Stated goal: Reproduce the records below in full and without edits, omitting images.

Entries with chart source code
- - - -

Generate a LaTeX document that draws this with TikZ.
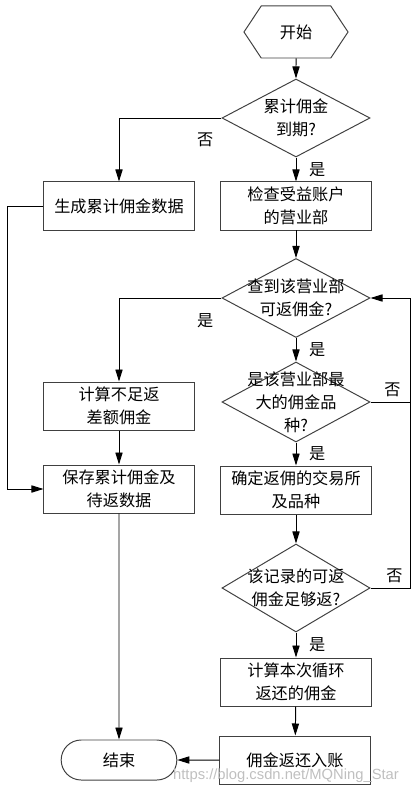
\documentclass[tikz,border=0pt]{standalone}
\usepackage{fontspec}
\setmainfont{Noto Sans CJK SC}
\newfontfamily\wmfont{Liberation Sans}
\usepackage{tikz}
\usetikzlibrary{positioning,arrows.meta,shapes.geometric,shapes.symbols,shapes.misc}

\begin{document}
\begin{tikzpicture}[x=0.025cm, y=-0.025cm, >={Triangle[length=3mm,width=1.8mm]},
  every node/.style={font=\fontsize{11.5pt}{16.5pt}\selectfont},
  box/.style={draw=black!75, line width=0.7pt, rectangle, minimum width=3.75cm, minimum height=1.2cm, align=center, inner sep=2pt},
  decision/.style={draw=black!75, line width=0.7pt, diamond, shape aspect=1.9, minimum width=3.7cm, inner sep=-0.35cm, align=center},
  flow/.style={->, line width=0.7pt},
  line/.style={line width=0.7pt}]
\useasboundingbox (0,0) rectangle (417,793);

\node[draw=black!75, line width=0.7pt, signal, signal to=east and west, signal pointer angle=113, minimum width=2.6cm, minimum height=1.3cm] (start) at (296,32) {开始};

\node[decision, minimum height=1.95cm] (d1) at (296,118) {累计佣金\\到期?};
\node[box] (b1) at (119,206) {生成累计佣金数据};
\node[box] (b2) at (296,206) {检查受益账户\\的营业部};

\node[decision, minimum height=1.975cm] (d2) at (296,298) {查到该营业部\\可返佣金?};
\node[box] (b3) at (119,406) {计算不足返\\差额佣金};
\node[box] (b4) at (119,489) {保存累计佣金及\\待返数据};

\node[decision, minimum height=2cm] (d3) at (296,402) {是该营业部最\\大的佣金品\\种?};
\node[box] (b5) at (296,490) {确定返佣的交易所\\及品种};
\node[decision, minimum height=2.2cm] (d4) at (296,588) {该记录的可返\\佣金足够返?};
\node[box] (b6) at (296,682) {计算本次循环\\返还的佣金};
\node[box] (b7) at (295,760) {佣金返还入账};

\node[draw=black!75, line width=0.7pt, rounded rectangle, minimum width=3.125cm, minimum height=1cm] (stop) at (119,760) {结束};

\draw[flow] (start) -- (d1);
\draw[flow] (d1.west) -| node[pos=0.08, below=2.5mm] {否} (b1);
\draw[flow] (d1) -- node[right=2mm] {是} (b2);
\draw[flow] (b1.west) -- ++(-36,0) |- (b4);
\draw[flow] (b2) -- (d2);

\draw[flow] (d2.west) -| node[pos=0.08, below=2.5mm] {是} (b3);
\draw[flow] (b3) -- (b4);
\draw[flow] (b4) -- (stop);

\draw[flow] (d2) -- node[right=2mm] {是} (d3);
\draw[line] (d3.east) -- node[pos=0.55, above] {否} ++(40,0);
\draw[flow] (d3) -- node[right=2mm] {是} (b5);
\draw[flow] (b5) -- (d4);
\draw[flow] (d4.east) -- node[pos=0.6, above] {否} ++(40,0) |- (d2.east);
\draw[flow] (d4) -- node[right=2mm] {是} (b6);
\draw[flow] (b6) -- (b7);
\draw[flow] (b7) -- (stop);

\node[font=\wmfont\fontsize{10.5pt}{12pt}\selectfont, text=black!25] (wm) at (286,776) {https://blog.csdn.net/MQNing\_Star};
\end{tikzpicture}
\end{document}
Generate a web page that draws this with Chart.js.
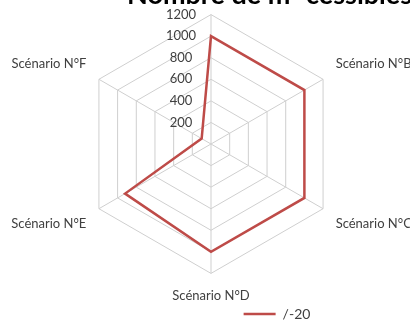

- - - -

Exercise answer:
Generate a LaTeX document that draws this with TikZ.
\documentclass[tikz,border=0pt]{standalone}
\usepackage{fontspec}
\setmainfont{Noto Sans CJK SC}
\newfontfamily\wmfont{Liberation Sans}
\usepackage{tikz}
\usetikzlibrary{positioning,arrows.meta,shapes.geometric,shapes.symbols,shapes.misc}

\begin{document}
\begin{tikzpicture}[x=0.025cm, y=-0.025cm, >={Triangle[length=3mm,width=1.8mm]},
  every node/.style={font=\fontsize{11.5pt}{16.5pt}\selectfont},
  box/.style={draw=black!75, line width=0.7pt, rectangle, minimum width=3.75cm, minimum height=1.2cm, align=center, inner sep=2pt},
  decision/.style={draw=black!75, line width=0.7pt, diamond, shape aspect=1.9, minimum width=3.7cm, inner sep=-0.35cm, align=center},
  flow/.style={->, line width=0.7pt},
  line/.style={line width=0.7pt}]
\useasboundingbox (0,0) rectangle (417,793);

\node[draw=black!75, line width=0.7pt, signal, signal to=east and west, signal pointer angle=113, minimum width=2.6cm, minimum height=1.3cm] (start) at (296,32) {开始};

\node[decision, minimum height=1.95cm] (d1) at (296,118) {累计佣金\\到期?};
\node[box] (b1) at (119,206) {生成累计佣金数据};
\node[box] (b2) at (296,206) {检查受益账户\\的营业部};

\node[decision, minimum height=1.975cm] (d2) at (296,298) {查到该营业部\\可返佣金?};
\node[box] (b3) at (119,406) {计算不足返\\差额佣金};
\node[box] (b4) at (119,489) {保存累计佣金及\\待返数据};

\node[decision, minimum height=2cm] (d3) at (296,402) {是该营业部最\\大的佣金品\\种?};
\node[box] (b5) at (296,490) {确定返佣的交易所\\及品种};
\node[decision, minimum height=2.2cm] (d4) at (296,588) {该记录的可返\\佣金足够返?};
\node[box] (b6) at (296,682) {计算本次循环\\返还的佣金};
\node[box] (b7) at (295,760) {佣金返还入账};

\node[draw=black!75, line width=0.7pt, rounded rectangle, minimum width=3.125cm, minimum height=1cm] (stop) at (119,760) {结束};

\draw[flow] (start) -- (d1);
\draw[flow] (d1.west) -| node[pos=0.08, below=2.5mm] {否} (b1);
\draw[flow] (d1) -- node[right=2mm] {是} (b2);
\draw[flow] (b1.west) -- ++(-36,0) |- (b4);
\draw[flow] (b2) -- (d2);

\draw[flow] (d2.west) -| node[pos=0.08, below=2.5mm] {是} (b3);
\draw[flow] (b3) -- (b4);
\draw[flow] (b4) -- (stop);

\draw[flow] (d2) -- node[right=2mm] {是} (d3);
\draw[line] (d3.east) -- node[pos=0.55, above] {否} ++(40,0);
\draw[flow] (d3) -- node[right=2mm] {是} (b5);
\draw[flow] (b5) -- (d4);
\draw[flow] (d4.east) -- node[pos=0.6, above] {否} ++(40,0) |- (d2.east);
\draw[flow] (d4) -- node[right=2mm] {是} (b6);
\draw[flow] (b6) -- (b7);
\draw[flow] (b7) -- (stop);

\node[font=\wmfont\fontsize{10.5pt}{12pt}\selectfont, text=black!25] (wm) at (286,776) {https://blog.csdn.net/MQNing\_Star};
\end{tikzpicture}
\end{document}
Generate a web page that draws this with Chart.js.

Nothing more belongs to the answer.